No 4, September 2009
Funnelback PI: Digging up the Dirt on Your Organisation’s Website
Author: Dan Nitsche, Technical Consultant, Pre and Post Sales
When introducing a new application to your organisation, it doesn’t take much digging to awaken the business monsters that have been hiding in the dark corners of your office. Be it the business process that’s “always been like that”, or the files that “are on this floppy disc”, be prepared for some shocks at what’s been going on behind the scenes.
Funnelback is no exception, and is likely to find all kinds of things you didn’t know about your website and Intranet. Here are some interesting examples you can try over your own Funnelback installation:
t:untitled – all results with “Untitled” in the title
t:”index of” “parent directory” – automatic listings of files generated by Apache
t:”pdf” f:”pdf” – PDFs with bad titles
t:”doc” f:”doc” – DOCs with bad titles
t:”404” – 404 not found pages that aren’t using a proper HTTP 404 response code
v:old v:archive v:backup v:log – old, outdated and unnecessary content
v:login – a good place to start looking when trying to gain access to your systems (also try t:login password)

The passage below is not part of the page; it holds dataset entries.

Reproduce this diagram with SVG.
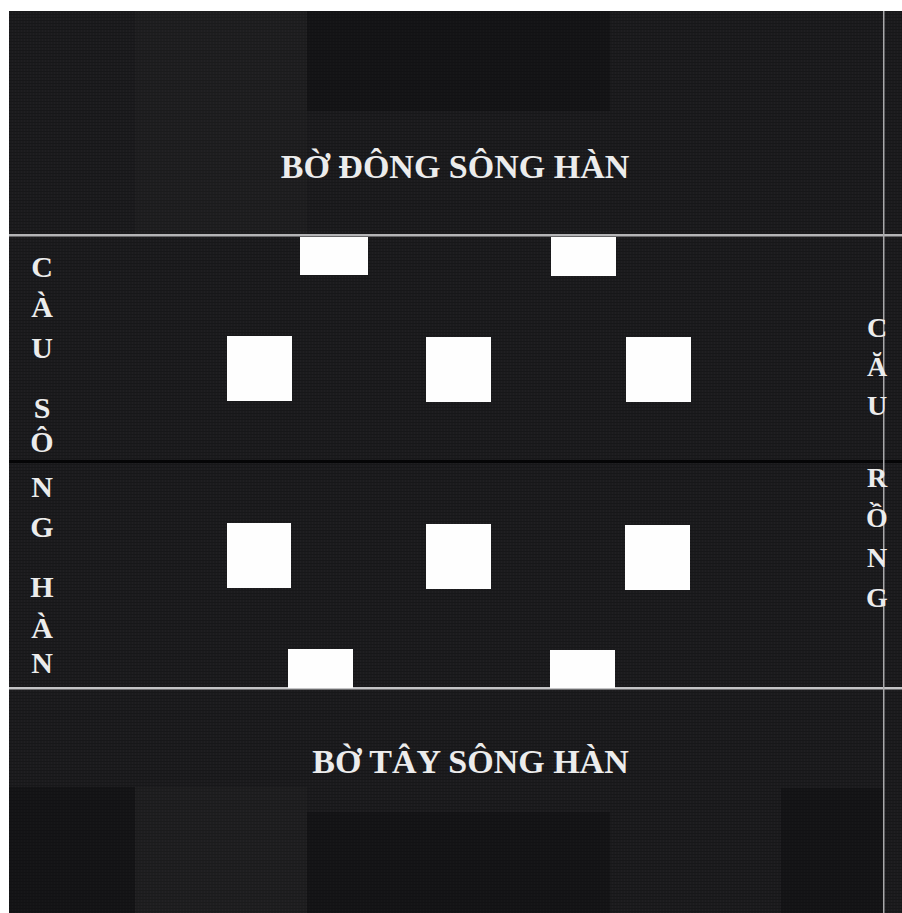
<svg xmlns="http://www.w3.org/2000/svg" width="902" height="913" viewBox="0 0 902 913">
<defs>
<pattern id="weave" width="3" height="3" patternUnits="userSpaceOnUse">
<rect width="3" height="3" fill="#1b1b1d"/>
<rect width="1" height="3" fill="#201f22"/>
<rect y="2" width="3" height="1" fill="#171719"/>
</pattern>
</defs>
<style>
.lbl{font-family:"Liberation Serif","Times New Roman",serif;font-weight:bold;fill:#ececec}
.h{font-size:34px;text-anchor:middle}
.v{font-size:30px;text-anchor:middle}
.v2{font-size:28px;text-anchor:middle}
.sq{fill:#fefefe}
.dk{fill:#0e0e10;opacity:0.45}
.lt{fill:#3a3a3c;opacity:0.12}
</style>
<rect width="902" height="913" fill="#ffffff"/>
<g id="background">
<rect x="9" y="11" width="893" height="902" fill="url(#weave)"/>
<rect class="lt" x="135" y="11" width="172" height="224"/>
<rect class="dk" x="307" y="11" width="303" height="100"/>
<rect class="dk" x="9" y="787" width="126" height="126"/>
<rect class="lt" x="135" y="787" width="172" height="126"/>
<rect class="dk" x="307" y="812" width="303" height="101"/>
<rect class="dk" x="781" y="788" width="103" height="125"/>
</g>
<g id="lines">
<rect x="9" y="234" width="893" height="2.5" fill="#b4b4b6"/>
<rect x="9" y="460" width="893" height="3" fill="#050506"/>
<rect x="9" y="687" width="893" height="2.5" fill="#c4c4c6"/>
<rect x="883" y="11" width="1.5" height="902" fill="#a8a8aa"/>
</g>
<g id="squares">
<rect class="sq" x="300" y="237" width="68" height="38"/>
<rect class="sq" x="551" y="237" width="65" height="39"/>
<rect class="sq" x="227" y="336" width="65" height="65"/>
<rect class="sq" x="426" y="337" width="65" height="65"/>
<rect class="sq" x="626" y="337" width="65" height="65"/>
<rect class="sq" x="227" y="523" width="64" height="65"/>
<rect class="sq" x="426" y="524" width="65" height="65"/>
<rect class="sq" x="625" y="525" width="65" height="65"/>
<rect class="sq" x="288" y="649" width="65" height="39"/>
<rect class="sq" x="550" y="650" width="65" height="38"/>
</g>
<g id="label-east">
<text class="lbl h" x="455" y="178">BỜ ĐÔNG SÔNG HÀN</text>
</g>
<g id="label-west">
<text class="lbl h" x="470.5" y="773">BỜ TÂY SÔNG HÀN</text>
</g>
<g id="label-song-han-bridge" class="lbl v">
<text x="42" y="277">C</text>
<text x="42" y="317">À</text>
<text x="42" y="358">U</text>
<text x="42" y="418">S</text>
<text x="42" y="452">Ô</text>
<text x="42" y="497">N</text>
<text x="42" y="537">G</text>
<text x="42" y="597">H</text>
<text x="42" y="638">À</text>
<text x="42" y="673">N</text>
</g>
<g id="label-dragon-bridge" class="lbl v2">
<text x="877" y="337">C</text>
<text x="877" y="376">Ă</text>
<text x="877" y="415">U</text>
<text x="877" y="487">R</text>
<text x="877" y="527">Ồ</text>
<text x="877" y="567">N</text>
<text x="877" y="607">G</text>
</g>
</svg>
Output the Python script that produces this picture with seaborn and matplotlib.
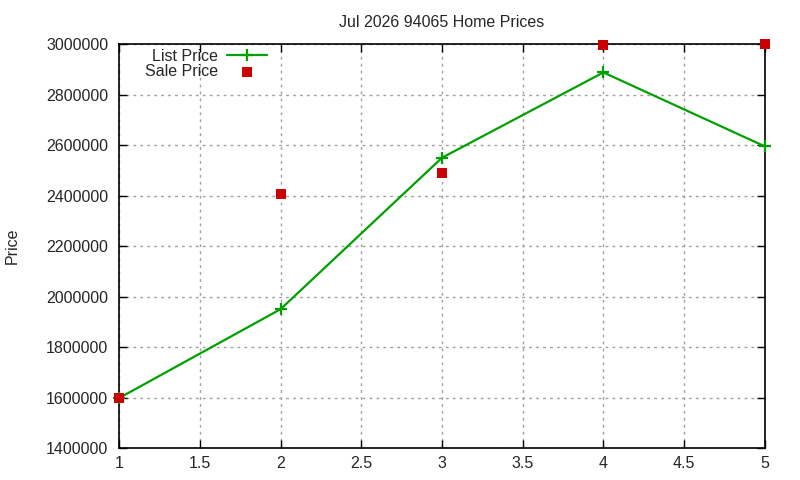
import matplotlib
matplotlib.use("Agg")
import matplotlib.pyplot as plt
import seaborn as sns
import pandas as pd

x_vals = [1, 2, 3, 4, 5]
list_price = [1598000, 1950000, 2550000, 2888000, 2595000]
sale_price = [1600000, 2408000, 2488000, 2995000, 3000000]
y_ticks = [1400000, 1600000, 1800000, 2000000, 2200000, 2400000, 2600000, 2800000, 3000000]
x_ticks = [1, 1.5, 2, 2.5, 3, 3.5, 4, 4.5, 5]
x_tick_labels = ["1", "1.5", "2", "2.5", "3", "3.5", "4", "4.5", "5"]
title = "Jul 2026 94065 Home Prices"

sns.set_style("white")
plt.rcParams['font.family'] = ['Liberation Sans', 'DejaVu Sans']

df = pd.DataFrame({"x": x_vals, "list": list_price, "sale": sale_price})

fig, ax = plt.subplots(figsize=(8, 4.8), dpi=100)
fig.subplots_adjust(left=0.149, right=0.956, top=0.908, bottom=0.0667)

sns.lineplot(data=df, x="x", y="list", ax=ax, color="#00a000", linewidth=1.6,
             marker="+", markersize=8, markeredgewidth=1.6, markeredgecolor="#00a000",
             label="List Price", zorder=3, clip_on=False)
sns.scatterplot(data=df, x="x", y="sale", ax=ax, color="#cc0000", marker="s", s=45,
                linewidth=0, label="Sale Price", zorder=4, clip_on=False)

ax.set_xlim(1, 5)
ax.set_ylim(1400000, 3000000)
ax.set_xticks(x_ticks)
ax.set_xticklabels(x_tick_labels)
ax.set_yticks(y_ticks)
ax.set_yticklabels([str(v) for v in y_ticks])
ax.tick_params(axis="both", direction="in", length=6, width=1, labelsize=11.5, color="black",
               top=True, right=True, bottom=True, left=True)
ax.tick_params(axis="y", pad=8)
ax.tick_params(axis="x", pad=6)
ax.grid(True, color="#a0a0a0", linestyle=(0, (2, 3)), linewidth=1)
for s in ax.spines.values():
    s.set_color("black")
    s.set_linewidth(1.2)
ax.set_xlabel("")
ax.set_ylabel("Price", fontsize=11.5, labelpad=19)
ax.set_title(title, fontsize=11.5, pad=12)

leg = ax.legend(loc="upper left", bbox_to_anchor=(0.022, 1.016), frameon=False, markerfirst=False,
                fontsize=11.5, handlelength=2.5, borderaxespad=0.3, labelspacing=0.0,
                handletextpad=0.6)
for t in leg.get_texts():
    t.set_ha("right")
    t.set_position((0, 0))
leg._legend_box.align = "right"

fig.savefig("out.png", dpi=100)
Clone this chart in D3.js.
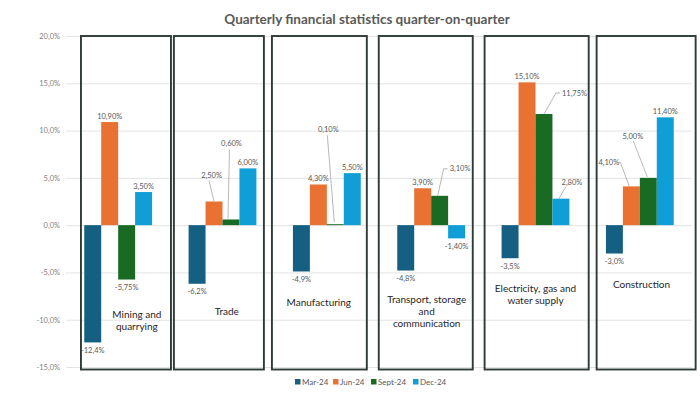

Search for any previous names your organisation has gone under
You may also find some interesting results for terms like “Viagra”, “Online pharmacy”, “Get out of debt” or “Online degree” etc. In most cases, one wouldn’t expect these terms to return any results but on closer investigation (try viewing the HTML source) these types of searches can reveal comments, pages or entire websites that may have been compromised by spammers.
- Whatever the Funnelback crawler may find, it’s important to allocate time within your organisation to:
Create and maintain an accurate robots.txt
Review your server configuration for proper HTTP error codes and date stamps
Remove restricted, inappropriate or old content from your website and Intranet
Review outdated, inappropriate or sensitive content from your website and/or Intranet
This will ensure not only your Funnelback search results are appropriate, but will help external search engines to avoid any content you would rather keep hidden.